Indonesian female workers stranded in Amman will be able to return home soon after philanthropist Dato’ Sri Tahir promised to help repatriate them
ndonesian female workers stranded in Amman will be able to return home soon after philanthropist Dato’ Sri Tahir promised to help repatriate them.
Most of the workers had some or all of their salary withheld by their employers.
“If the employers do not have enough money to pay the outstanding wages, I will pay the remaining amount so you can go home to Indonesia as soon as possible,” Tahir from the Mayapada Group said to 16 female Indonesian migrant workers currently taking refuge at the Indonesian Embassy in Amman.
Four other workers did not attend the meeting because they are being treated in hospital or are being questioned by the police.
“We are working together to bring you home as soon as possible. If the embassy does not have enough funds to repatriate them, just tell me and I will cover it,” Tahir told Niko Adam, the embassy’s chargé d’affaires ad interim.
Niko assured Tahir, an UNHCR eminent advocate who is visiting refugee camps in Irbid and Azraq, that the embassy had sufficient funds to repatriate the workers.
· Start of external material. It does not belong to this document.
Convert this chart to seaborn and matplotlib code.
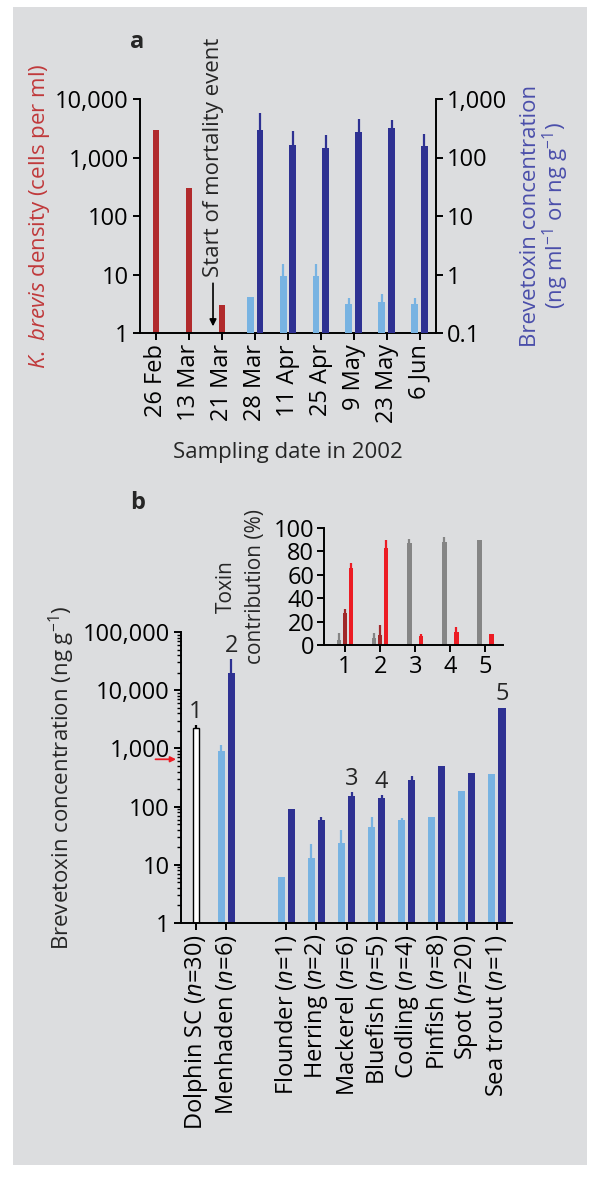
import numpy as np
import pandas as pd
import matplotlib
matplotlib.use("Agg")
import matplotlib.pyplot as plt
import seaborn as sns
from matplotlib.patches import Rectangle
from matplotlib.ticker import FuncFormatter, LogLocator, NullLocator

# ---- panel a data ----
dates = ["26 Feb", "13 Mar", "21 Mar", "28 Mar", "11 Apr", "25 Apr", "9 May", "23 May", "6 Jun"]
kb_dates = ["26 Feb", "13 Mar", "21 Mar"]
kb_density = [3000, 300, 3]
tox_dates = ["28 Mar", "11 Apr", "25 Apr", "9 May", "23 May", "6 Jun"]
tox_water = [0.41, 0.94, 0.94, 0.31, 0.34, 0.31]
tox_water_err = [np.nan, 1.5, 1.5, 0.40, 0.46, 0.39]
tox_fish = [300, 165, 145, 275, 320, 155]
tox_fish_err = [575, 285, 242, 455, 430, 255]

# ---- panel b data ----
species = ["Dolphin SC ($n$=30)", "Menhaden ($n$=6)", "",
           "Flounder ($n$=1)", "Herring ($n$=2)", "Mackerel ($n$=6)",
           "Bluefish ($n$=5)", "Codling ($n$=4)", "Pinfish ($n$=8)",
           "Spot ($n$=20)", "Sea trout ($n$=1)"]
dolphin_sc = [2200]
dolphin_sc_err = [2500]
fish_species = [s for s in species[1:] if s]
fish_muscle = [890, 6.2, 13, 23.6, 44.5, 59, 66, 183, 370]
fish_muscle_err = [1130, np.nan, 22.7, 40, 66, 63, np.nan, np.nan, np.nan]
fish_viscera = [19500, 90, 59, 151, 138, 283, 490, 373, 5000]
fish_viscera_err = [34000, np.nan, 66, 178, 158, 330, np.nan, np.nan, np.nan]
threshold = 650
marks = ["1", "2", "3", "4", "5"]
mark_species = [species[0], species[1], species[5], species[6], species[10]]

# ---- inset data ----
groups = ["1", "2", "3", "4", "5"]
pbtx2 = [4, 6, 87, 88, 90]
pbtx2_err = [10, 10, 91, 92, np.nan]
pbtx3 = [27, 8.5, np.nan, np.nan, np.nan]
pbtx3_err = [31, 17, np.nan, np.nan, np.nan]
pbtx_other = [66, 83, 8, 11, 9]
pbtx_other_err = [70, 90, 9, 15, np.nan]

BG = "#dcdddf"
RED = "#b12a2c"
LIGHT = "#78b3e2"
DARK = "#2e3192"
GRAY = "#858585"
DKRED = "#a0282a"
BRRED = "#ec1c24"
LABEL_RED = "#c0393b"
LABEL_BLUE = "#4a4eaa"
FS = 16
TFS = 17

sns.set_style("ticks")
plt.rcParams["font.family"] = ["Open Sans", "DejaVu Sans"]
plt.rcParams["mathtext.fontset"] = "custom"
plt.rcParams["mathtext.rm"] = "Open Sans"
plt.rcParams["mathtext.it"] = "Open Sans:italic"
plt.rcParams["mathtext.bf"] = "Open Sans:bold"
plt.rcParams["axes.linewidth"] = 1.4
plt.rcParams["axes.edgecolor"] = "black"
plt.rcParams["xtick.color"] = "black"
plt.rcParams["ytick.color"] = "black"


def add_errs(ax, order, cats, vals, errs, offset, color):
    x, y, up = [], [], []
    for c, v, e in zip(cats, vals, errs):
        if np.isnan(v) or np.isnan(e):
            continue
        x.append(order.index(c) + offset)
        y.append(v)
        up.append(e - v)
    if x:
        ax.errorbar(x, y, yerr=[np.zeros(len(up)), up], fmt="none",
                    ecolor=color, elinewidth=1.6, capsize=0, zorder=1)


def comma_fmt(v, pos):
    return "{:,g}".format(v)


fig = plt.figure(figsize=(6, 11.8), dpi=100)
fig.patch.set_facecolor("white")
fig.add_artist(Rectangle((13 / 600, 15 / 1180), 574 / 600, 1158 / 1180,
                         transform=fig.transFigure, facecolor=BG,
                         edgecolor="none", zorder=-5))

# ================= panel a =================
ax_a = fig.add_axes([140 / 600, 1 - 333 / 1180, 296 / 600, 234 / 1180])
ax_a.set_facecolor("none")
sns.barplot(x=kb_dates, y=kb_density, order=dates, color=RED, width=0.18,
            saturation=1, linewidth=0, errorbar=None, ax=ax_a)
ax_a.set_yscale("log")
ax_a.set_ylim(1, 10000)
ax_a.set_xlim(-0.5, 8.5)

ax_t = ax_a.twinx()
ax_t.set_facecolor("none")
tox = pd.DataFrame({"date": tox_dates * 2,
                    "conc": tox_water + tox_fish,
                    "kind": ["water"] * len(tox_dates) + ["fish"] * len(tox_dates)})
sns.barplot(data=tox, x="date", y="conc", hue="kind", order=dates,
            hue_order=["water", "fish"], palette=[LIGHT, DARK], width=0.6,
            gap=0.3, saturation=1, linewidth=0, errorbar=None, legend=False,
            ax=ax_t)
ax_t.set_yscale("log")
ax_t.set_ylim(0.1, 1000)
ax_t.set_xlim(-0.5, 8.5)
off_a = 0.6 / 4
add_errs(ax_t, dates, tox_dates, tox_water, tox_water_err, -off_a, LIGHT)
add_errs(ax_t, dates, tox_dates, tox_fish, tox_fish_err, off_a, DARK)

for ax in (ax_a, ax_t):
    ax.yaxis.set_major_locator(LogLocator(base=10, numticks=10))
    ax.yaxis.set_minor_locator(NullLocator())
    ax.yaxis.set_major_formatter(FuncFormatter(comma_fmt))
    ax.tick_params(direction="out", length=5, width=1.4, labelsize=TFS, pad=3)
ax_a.spines["top"].set_visible(False)
ax_a.spines["right"].set_visible(False)
for s in ("top", "left", "bottom"):
    ax_t.spines[s].set_visible(False)
ax_a.set_xticks(range(len(dates)))
ax_a.set_xticklabels(dates, rotation=90)

ax_a.set_xlabel("Sampling date in 2002", fontsize=FS)
ax_a.xaxis.label.set_va("center")
ax_a.xaxis.set_label_coords(0.5, -0.51)
ax_t.set_xlabel("")
ax_a.set_ylabel("$K.\\ brevis$ density (cells per ml)", fontsize=FS, color=LABEL_RED)
ax_a.yaxis.label.set_va("center")
ax_a.yaxis.set_label_coords(-0.34, 0.5)
ax_t.set_ylabel("Brevetoxin concentration\n(ng ml$^{-1}$ or ng g$^{-1}$)",
                fontsize=FS, color=LABEL_BLUE, linespacing=1.0)
ax_t.yaxis.label.set_va("center")
ax_t.yaxis.set_label_coords(1.37, 0.5)

ax_a.annotate("Start of mortality event", xy=(1.72, 1.3), xytext=(1.72, 9.0),
              rotation=90, ha="center", va="bottom", fontsize=FS,
              annotation_clip=False,
              arrowprops=dict(arrowstyle="-|>", color="black", lw=1.2,
                              shrinkA=2, shrinkB=0, mutation_scale=10))
fig.text(137 / 600, 1 - 42 / 1180, "a", fontsize=FS + 1, fontweight="bold",
         ha="center", va="center")

# ================= panel b =================
ax_b = fig.add_axes([181 / 600, 1 - 923 / 1180, 331 / 600, 291 / 1180])
ax_b.set_facecolor("none")
sns.barplot(x=[species[0]], y=dolphin_sc, order=species, color="white",
            edgecolor="black", linewidth=1.0, width=0.22, saturation=1,
            errorbar=None, ax=ax_b)
fish = pd.DataFrame({"species": fish_species * 2,
                     "conc": fish_muscle + fish_viscera,
                     "tissue": ["muscle"] * len(fish_species) + ["viscera"] * len(fish_species)})
sns.barplot(data=fish, x="species", y="conc", hue="tissue", order=species,
            hue_order=["muscle", "viscera"], palette=[LIGHT, DARK], width=0.67,
            gap=0.3, saturation=1, linewidth=0, errorbar=None, legend=False,
            ax=ax_b)
ax_b.set_yscale("log")
ax_b.set_ylim(1, 100000)
ax_b.set_xlim(-0.5, 10.5)
off_b = 0.67 / 4
add_errs(ax_b, species, [species[0]], dolphin_sc, dolphin_sc_err, 0, "black")
add_errs(ax_b, species, fish_species, fish_muscle, fish_muscle_err, -off_b, LIGHT)
add_errs(ax_b, species, fish_species, fish_viscera, fish_viscera_err, off_b, DARK)

ax_b.yaxis.set_major_locator(LogLocator(base=10, numticks=10))
ax_b.yaxis.set_minor_locator(LogLocator(base=10, subs=np.arange(2, 10), numticks=20))
ax_b.yaxis.set_major_formatter(FuncFormatter(comma_fmt))
ax_b.tick_params(direction="out", length=5, width=1.4, labelsize=TFS, pad=3)
ax_b.tick_params(which="minor", direction="out", length=3, width=1.0)
for s in ("top", "right"):
    ax_b.spines[s].set_visible(False)
tick_pos = [i for i, s in enumerate(species) if s]
ax_b.set_xticks(tick_pos)
ax_b.set_xticklabels([species[i] for i in tick_pos], rotation=90)
ax_b.set_xlabel("")
ax_b.set_ylabel("Brevetoxin concentration (ng g$^{-1}$)", fontsize=FS)
ax_b.yaxis.label.set_va("center")
ax_b.yaxis.set_label_coords(-0.36, 0.5)

# numbers above bars
top_lookup = {species[0]: (0, max(dolphin_sc[0], dolphin_sc_err[0]))}
for s, v, e in zip(fish_species, fish_viscera, fish_viscera_err):
    top_lookup[s] = (off_b, v if np.isnan(e) else max(v, e))
for m, s in zip(marks, mark_species):
    dx, top = top_lookup[s]
    ax_b.annotate(m, xy=(species.index(s) + dx, top), xytext=(0, 1),
                  textcoords="offset points", ha="center", va="bottom",
                  fontsize=TFS, annotation_clip=False)

ax_b.annotate("", xy=(-0.015, threshold), xycoords=("axes fraction", "data"),
              xytext=(-0.077, threshold), textcoords=("axes fraction", "data"),
              arrowprops=dict(arrowstyle="-|>", color=BRRED, lw=1.3,
                              shrinkA=0, shrinkB=0, mutation_scale=8))
fig.text(138 / 600, 1 - 503 / 1180, "b", fontsize=FS + 1, fontweight="bold",
         ha="center", va="center")

# ================= inset =================
ax_in = fig.add_axes([324 / 600, 1 - 645 / 1180, 179 / 600, 117 / 1180])
ax_in.set_facecolor("none")
contrib = pd.DataFrame({"group": groups * 3,
                        "pct": pbtx2 + pbtx3 + pbtx_other,
                        "toxin": ["PbTx-2"] * 5 + ["PbTx-3"] * 5 + ["other"] * 5}).dropna()
sns.barplot(data=contrib, x="group", y="pct", hue="toxin", order=groups,
            hue_order=["PbTx-2", "PbTx-3", "other"], palette=[GRAY, DKRED, BRRED],
            width=0.51, gap=0.25, saturation=1, linewidth=0, errorbar=None,
            legend=False, ax=ax_in)
off_in = 0.51 / 3
add_errs(ax_in, groups, groups, pbtx2, pbtx2_err, -off_in, GRAY)
add_errs(ax_in, groups, groups, pbtx3, pbtx3_err, 0, DKRED)
add_errs(ax_in, groups, groups, pbtx_other, pbtx_other_err, off_in, BRRED)
ax_in.set_ylim(0, 100)
ax_in.set_xlim(-0.6, 4.5)
ax_in.set_yticks(range(0, 101, 20))
ax_in.tick_params(direction="out", length=5, width=1.4, labelsize=TFS, pad=2)
for s in ("top", "right"):
    ax_in.spines[s].set_visible(False)
ax_in.set_xlabel("")
ax_in.set_ylabel("contribution (%)", fontsize=FS - 1)
ax_in.yaxis.label.set_va("center")
ax_in.yaxis.set_label_coords(-0.385, 0.5)
ax_in.text(-0.545, 0.5, "Toxin", transform=ax_in.transAxes, rotation=90,
           ha="center", va="center", fontsize=FS - 1)

fig.savefig("out.png", dpi=100, facecolor="white")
“The problem is that they’re withholding the salaries and taking it to court may take some time,” Niko said.
There are some 2,700 Indonesians living legally in Jordan and about 2,000 living there illegally, he added.
“Most of their passports have expired and they do not have proper local identification,” said the diplomat who handles political, economic, social and cultural affairs with Palestine.
“We are tracing them and offering them the opportunity to be repatriated, as directed by Jakarta.”
Most of them, however, refuse to return to Indonesia as they are already settled in the Middle-East.
Niko also said one of the female workers at the shelter had her two children taken from her to an orphanage following a divorce with her Jordanian husband.
“The father will not allow his children to be taken to Indonesia but we’re also trying to prevent him from taking custody of them,” Niko said.
Meanwhile, the workers are undergoing various training programs while being sheltered at the embassy.
“We also ask them to help with the embassy’s household chores for some pocket money,” Niko said.
In addition to acquiring skills such as sewing and cooking, Tahir also urged the workers to learn English and Mandarin.
“We hope that in the following years we will no longer send housemaids but more trained and skilled workers such as caregivers and nurses.”
“Our caregivers and nurses are highly sought after in Hong Kong and Taiwan because they are diligent and more polite,” Tahir said.
On Sunday, Tahir is scheduled to visit a Jordanian school that takes in Syrian children as well as Syrian families living outside the refugee camp in Irbid.